Director of student support services Daniel Seklecki estimates about 475 students, or roughly 20 percent of the Martha’s Vineyard Public Schools’ population, receive some level of special education (SPED) services, from very moderate to more involved. The majority of SPED students are in the specific learning disability category.

“Our services are mandated,” Mr. Seklecki said in a phone call Monday. “It really is the school system’s responsibility to create or purchase those services.”

When it comes to special education, increased costs to provide services mandated by federal and state laws have a significant impact on school budgets. How the services are provided is up to individual school districts. On Martha’s Vineyard, where many special education students are limited to support available within the confines of the Island, the challenge is to provide programs and services locally, and also cost-effectively.

Mr. Seklecki and SPED staff members keep a close watch on the student population, the types of educational challenges they have, and the numbers of students programs must address.

“I wouldn’t say we’ve peaked with kids with autism spectrum concerns, because there are other young kids coming from the preschool, probably Project Headway, to the Bridge Program, but the impact will be nowhere near as substantial as it was over the last two years,” Mr. Seklecki said. “But in fact, if you think that five years ago we really didn’t even have the need for the model or the service or the resource, to the present day, where we’re forecasting the need for two teachers and an array of at least six teaching assistants to meet needs of a dozen or so students, that’s a pretty significant change in a short window of time.”

With the changing landscape in SPED needs comes a changing dollar landscape, Mr. Seklecki said. Several years ago there was one Project Headway class, typically with 10 to 15 students in one classroom.

“And now we have multiple classrooms and we go through multiple grades, with the complexity and the differences of the individual student profiles,” Mr. Seklecki said. “So we’re serving a wider array of kids’ strengths and disabilities in an expanding number of grade levels, and it is a challenge to provide those services in the summer. You need an experienced and diverse teaching staff, also, to meet those kids’ needs in the summer program.”

Mr. Seklecki said he does not see the trend ending or a return to a time when fewer students will require SPED services.

“If anything, we’re serving more students at a younger age, with more complex profiles. There’s no doubt in my mind about that,” Mr. Seklecki said. “You see that challenge in the preschools, you see that at Project Headway, and in families and in private daycare, also. And those kids will reach the elementary schools in not such a long time.”
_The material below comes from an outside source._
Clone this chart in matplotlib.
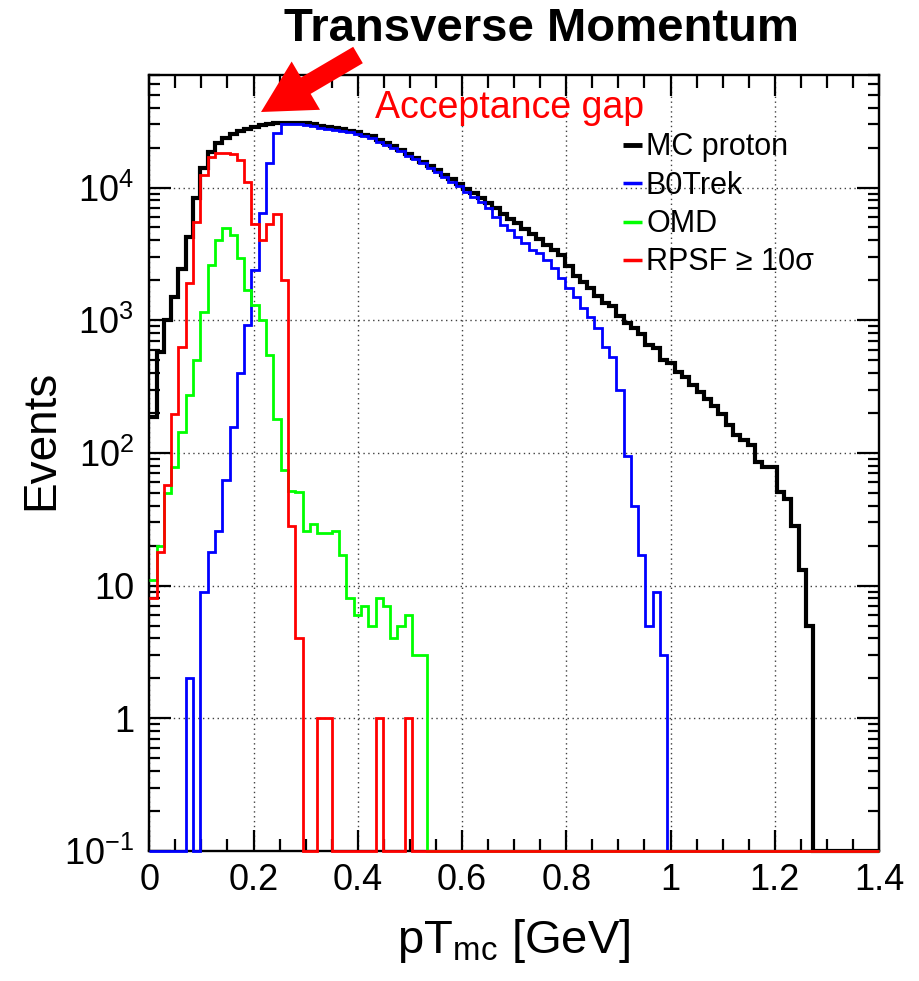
import numpy as np
import matplotlib
matplotlib.use("Agg")
import matplotlib.pyplot as plt
from matplotlib.ticker import MultipleLocator, LogLocator, FixedLocator, FixedFormatter, NullFormatter
from matplotlib.patches import FancyArrow

plt.rcParams['font.family'] = ['Liberation Sans', 'DejaVu Sans']
plt.rcParams['mathtext.fontset'] = 'custom'
plt.rcParams['mathtext.rm'] = 'Liberation Sans'
plt.rcParams['mathtext.it'] = 'Liberation Sans:italic'
plt.rcParams['mathtext.bf'] = 'Liberation Sans:bold'

# ---------------- data: 100 bins, 0 - 1.4 GeV ----------------
pt_min, pt_max, n_bins = 0.0, 1.4, 100

mc_proton = [187, 580, 1000, 1500, 2430, 4270, 8280, 14000, 18600, 21500,
             23500, 25200, 26600, 27700, 28700, 29600, 30000, 30400, 30800, 30900,
             30900, 30500, 29900, 29200, 28500, 28200, 27500, 26900, 26000, 25100,
             24300, 22900, 21600, 20400, 19300, 18000, 16800, 15700, 14600, 13500,
             12400, 11500, 10600, 9770, 9020, 8320, 7670, 7000, 6310, 5820,
             5370, 4900, 4470, 4070, 3720, 3390, 3090, 2570, 2140, 1950,
             1740, 1510, 1350, 1290, 1070, 955, 870, 794, 646, 617,
             501, 473, 407, 376, 324, 288, 257, 224, 195, 162,
             136, 126, 115, 86, 79, 78, 51, 45, 28, 13,
             5, 0, 0, 0, 0, 0, 0, 0, 0, 0]

b0trek = [0, 0, 0, 0, 0, 2, 0, 9, 18, 26,
          62, 156, 400, 920, 2390, 6450, 15200, 25900, 30100, 30000,
          29900, 29500, 29000, 28300, 27600, 27300, 26600, 26000, 25200, 24300,
          23500, 22200, 20900, 19700, 18700, 17400, 16300, 15200, 14100, 13100,
          12000, 11100, 10200, 9300, 8500, 7820, 6970, 6030, 5210, 4780,
          4260, 3790, 3380, 3200, 2840, 2460, 2070, 1740, 1500, 1230,
          1060, 869, 631, 531, 299, 94, 40, 17, 5, 9,
          3, 0, 0, 0, 0, 0, 0, 0, 0, 0,
          0, 0, 0, 0, 0, 0, 0, 0, 0, 0,
          0, 0, 0, 0, 0, 0, 0, 0, 0, 0]

omd = [11, 20, 50, 79, 145, 273, 500, 1160, 2600, 4020,
       4930, 4390, 2920, 1690, 1300, 1000, 547, 180, 74, 52,
       51, 26, 29, 25, 25, 26, 17, 8, 6, 7,
       5, 8, 7, 4, 5, 6, 3, 3, 0, 0] + [0] * 60

rpsf = [8, 18, 57, 196, 630, 1900, 5520, 12500, 17000, 18100,
        18100, 18000, 16100, 11100, 5310, 4020, 5310, 6310, 2000, 28,
        4, 0, 0, 1, 1, 0, 0, 0, 0, 0,
        0, 1, 0, 0, 0, 1, 0, 0, 0, 0] + [0] * 60

series_labels = ['MC proton', 'B0Trek', 'OMD', 'RPSF \u2265 10\u03c3']
series_colors = ['black', '#0000ff', '#00ff00', '#ff0000']
series_widths = [3.0, 2.0, 2.0, 2.0]

x_ticks = [0, 0.2, 0.4, 0.6, 0.8, 1.0, 1.2, 1.4]
x_tick_labels = ['0', '0.2', '0.4', '0.6', '0.8', '1', '1.2', '1.4']
y_ticks = [0.1, 1, 10, 100, 1000, 10000]
y_tick_labels = [r'$10^{-1}$', '1', '10', r'$10^{2}$', r'$10^{3}$', r'$10^{4}$']

# ---------------- figure ----------------
W, H = 919, 981
YMIN, YMAX = 0.1, 7.05e4
fig = plt.figure(figsize=(W / 100, H / 100), dpi=100)
ax = fig.add_axes([149.3 / W, 1 - 851 / H, (879 - 149.3) / W, (851 - 75) / H])

edges = np.linspace(pt_min, pt_max, n_bins + 1)
for vals, col, lw in zip([mc_proton, b0trek, omd, rpsf], series_colors, series_widths):
    v = np.asarray(vals, dtype=float)
    v = np.where(v <= 0, YMIN, v)
    ax.stairs(v, edges, baseline=None, color=col, lw=lw, clip_on=False, zorder=3)

ax.set_yscale('log')
ax.set_xlim(pt_min, pt_max)
ax.set_ylim(YMIN, YMAX)

ax.xaxis.set_major_locator(FixedLocator(x_ticks))
ax.xaxis.set_major_formatter(FixedFormatter(x_tick_labels))
ax.xaxis.set_minor_locator(MultipleLocator(0.05))
ax.yaxis.set_major_locator(FixedLocator(y_ticks))
ax.yaxis.set_major_formatter(FixedFormatter(y_tick_labels))
ax.yaxis.set_minor_locator(LogLocator(base=10, subs=np.arange(2, 10)))
ax.yaxis.set_minor_formatter(NullFormatter())

ax.tick_params(which='both', direction='in', top=True, right=True, width=1.6, labelsize=26)
ax.tick_params(axis='x', which='major', length=15, pad=9)
ax.tick_params(axis='x', which='minor', length=9)
ax.tick_params(axis='y', which='major', length=16, pad=11)
ax.tick_params(axis='y', which='minor', length=8)
for s in ax.spines.values():
    s.set_linewidth(1.7)

ax.set_axisbelow(True)
ax.grid(True, which='major', linestyle=(0, (1, 2.5)), linewidth=1.0, color='black', alpha=0.75)

ax.set_xlabel(r'pT$_{\mathrm{mc}}$ [GeV]', fontsize=34)
ax.set_ylabel('Events', fontsize=33)
ax.xaxis.set_label_coords(0.5, -0.085)
ax.yaxis.set_label_coords(-0.118, 0.53)

# ---------------- overlay (pixel coordinates) ----------------
ov = fig.add_axes([0, 0, 1, 1])
ov.set_xlim(0, W)
ov.set_ylim(H, 0)
ov.axis('off')
ov.patch.set_alpha(0)

ov.text(541, 29, 'Transverse Momentum', ha='center', va='center', fontsize=34, fontweight='bold')
ov.text(375, 118, 'Acceptance gap', color='#ff0000', fontsize=27, ha='left', va='baseline')

tail = np.array([358.0, 55.0])
tip = np.array([261.0, 112.0])
d = tip - tail
ov.add_patch(FancyArrow(tail[0], tail[1], d[0], d[1], width=19, head_width=56, head_length=52,
                        length_includes_head=True, color='#ff0000', lw=0, zorder=5))

leg_y = [144.5, 183.0, 221.5, 260.0]
for lab, col, lw, y in zip(series_labels, series_colors, series_widths, leg_y):
    ov.plot([623, 642], [y, y], color=col, lw=lw + 0.5, solid_capstyle='butt')
    ov.text(646, y + 10.5, lab, fontsize=22, ha='left', va='baseline')

fig.savefig('out.png', dpi=100)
Providing services to children with needs less frequently seen, for example, visual and hearing impairments, often involves networking with off-Island specialists, Mr. Seklecki said, who may provide staff training and professional development for SPED staff on Martha’s Vineyard.

“And so we certainly don’t want to be the biggest and most expensive, but we absolutely want to create services that respond to the student needs that we have in an educationally sound and cost-effective mechanism,” he concluded.